-- Your goal --
Pull out every line with the word "React".

━━━

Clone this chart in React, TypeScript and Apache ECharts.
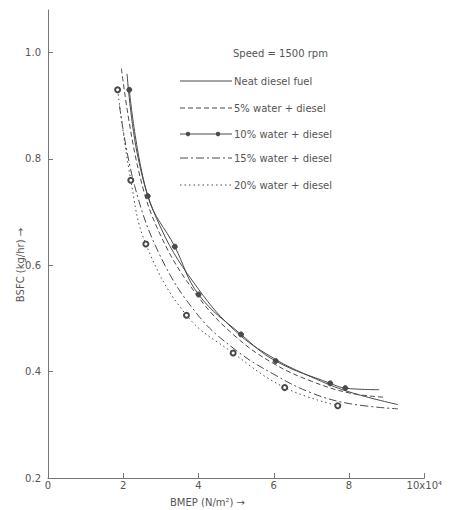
import React, { useEffect, useRef } from "react";
import * as echarts from "echarts";

const xTicks = [0, 2, 4, 6, 8, 10];
const yTicks = [0.2, 0.4, 0.6, 0.8, 1.0];
const seriesNames = [
  "Neat diesel fuel",
  "5% water + diesel",
  "10% water + diesel",
  "15% water + diesel",
  "20% water + diesel",
];
const neat: [number, number][] = [
  [2.1, 0.96], [2.4, 0.8], [3, 0.67], [4, 0.555], [5, 0.475], [6, 0.425], [7, 0.39], [8, 0.362], [9.3, 0.338],
];
const water5: [number, number][] = [
  [1.95, 0.97], [2.4, 0.78], [3, 0.655], [4, 0.54], [5, 0.465], [6, 0.415], [7, 0.382], [8, 0.36], [8.9, 0.352],
];
const water10: [number, number][] = [
  [2.16, 0.93], [2.65, 0.73], [3.37, 0.635], [4.0, 0.545], [5.13, 0.47], [6.05, 0.42], [7.5, 0.378], [7.9, 0.369], [8.8, 0.366],
];
const water15: [number, number][] = [
  [1.9, 0.9], [2.3, 0.75], [3, 0.615], [4, 0.505], [5, 0.44], [6, 0.395], [7, 0.36], [8, 0.34], [9.3, 0.33],
];
const water20: [number, number][] = [
  [1.85, 0.93], [2.2, 0.76], [2.6, 0.64], [3.68, 0.506], [4.92, 0.435], [6.29, 0.37], [7.7, 0.336],
];

const ink = "#555";
const lineInk = "#4a4a4a";

export default function App() {
  const ref = useRef<HTMLDivElement>(null);
  useEffect(() => {
    const chart = echarts.init(ref.current!, null, { renderer: "svg" });
    const font = "DejaVu Sans";
    const dashes: any[] = ["solid", [5, 3], "solid", [8, 3, 2, 3], [1.5, 3]];
    const mk = (i: number, data: [number, number][], symbol: string, lastBare = false) => ({
      name: seriesNames[i],
      type: "line",
      data: data.map((d, k) =>
        lastBare && k === data.length - 1 ? { value: d, symbol: "none" } : { value: d }
      ),
      smooth: 0.4,
      symbol,
      symbolSize: 5,
      showSymbol: symbol !== "none",
      lineStyle: { color: lineInk, width: 1, type: dashes[i] },
      itemStyle: { color: lineInk, borderColor: lineInk },
    });
    const legendTop = [73, 100, 126, 150, 177];
    const legendGraphics: any[] = [];
    seriesNames.forEach((n, i) => {
      const y = legendTop[i];
      legendGraphics.push({
        type: "line",
        shape: { x1: 172, y1: y, x2: 224, y2: y },
        style: { stroke: lineInk, lineWidth: 1, lineDash: dashes[i] === "solid" ? null : dashes[i] },
      });
      if (i === 2) {
        legendGraphics.push({ type: "circle", shape: { cx: 180, cy: y, r: 2.2 }, style: { fill: lineInk } });
        legendGraphics.push({ type: "circle", shape: { cx: 210, cy: y, r: 2.2 }, style: { fill: lineInk } });
      }
      legendGraphics.push({
        type: "text",
        x: 226,
        y: y,
        style: { text: n, fill: ink, fontSize: 10, fontFamily: font, textVerticalAlign: "middle" },
      });
    });
    chart.setOption({
      animation: false,
      backgroundColor: "#fff",
      textStyle: { fontFamily: font },
      grid: { left: 40, right: 17, top: 2, bottom: 32 },
      graphic: [
        {
          type: "text",
          x: 225,
          y: 45,
          style: { text: "Speed = 1500 rpm", fill: ink, fontSize: 10, fontFamily: font, textVerticalAlign: "middle" },
        },
        {
          type: "text",
          x: 162,
          y: 494,
          style: { text: "BMEP (N/m²) \u2192", fill: ink, fontSize: 10, fontFamily: font, textVerticalAlign: "middle" },
        },
        {
          type: "text",
          x: 12,
          y: 257,
          rotation: Math.PI / 2,
          style: {
            text: "BSFC (kg/hr) \u2192",
            fill: ink,
            fontSize: 10,
            fontFamily: font,
            textAlign: "center",
            textVerticalAlign: "middle",
          },
        },
        ...legendGraphics,
      ],
      xAxis: {
        type: "value",
        min: 0,
        max: 10,
        interval: 2,
        splitLine: { show: false },
        axisLine: { lineStyle: { color: "#777" } },
        axisTick: { inside: true, length: 5, lineStyle: { color: "#777" } },
        axisLabel: {
          color: ink,
          fontSize: 10,
          margin: 2,
          formatter: (v: number) => (v === 10 ? "10x10\u2074" : String(v)),
          customValues: xTicks,
        },
      },
      yAxis: {
        type: "value",
        min: 0.2,
        max: 1.08,
        splitLine: { show: false },
        axisLine: { lineStyle: { color: "#777" } },
        axisTick: { inside: true, length: 5, lineStyle: { color: "#777" }, customValues: yTicks },
        axisLabel: {
          color: ink,
          fontSize: 10,
          margin: 7,
          customValues: yTicks,
          formatter: (v: number) => v.toFixed(1),
        },
      },
      series: [
        mk(0, neat, "none"),
        mk(1, water5, "none"),
        mk(2, water10, "circle", true),
        mk(3, water15, "none"),
        mk(4, water20, "emptyCircle"),
      ],
    });
    return () => chart.dispose();
  }, []);
  return <div ref={ref} style={{ width: 437, height: 502 }} />;
}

━━━

-- Response --
Clone this chart in React, TypeScript and Apache ECharts.
import React, { useEffect, useRef } from "react";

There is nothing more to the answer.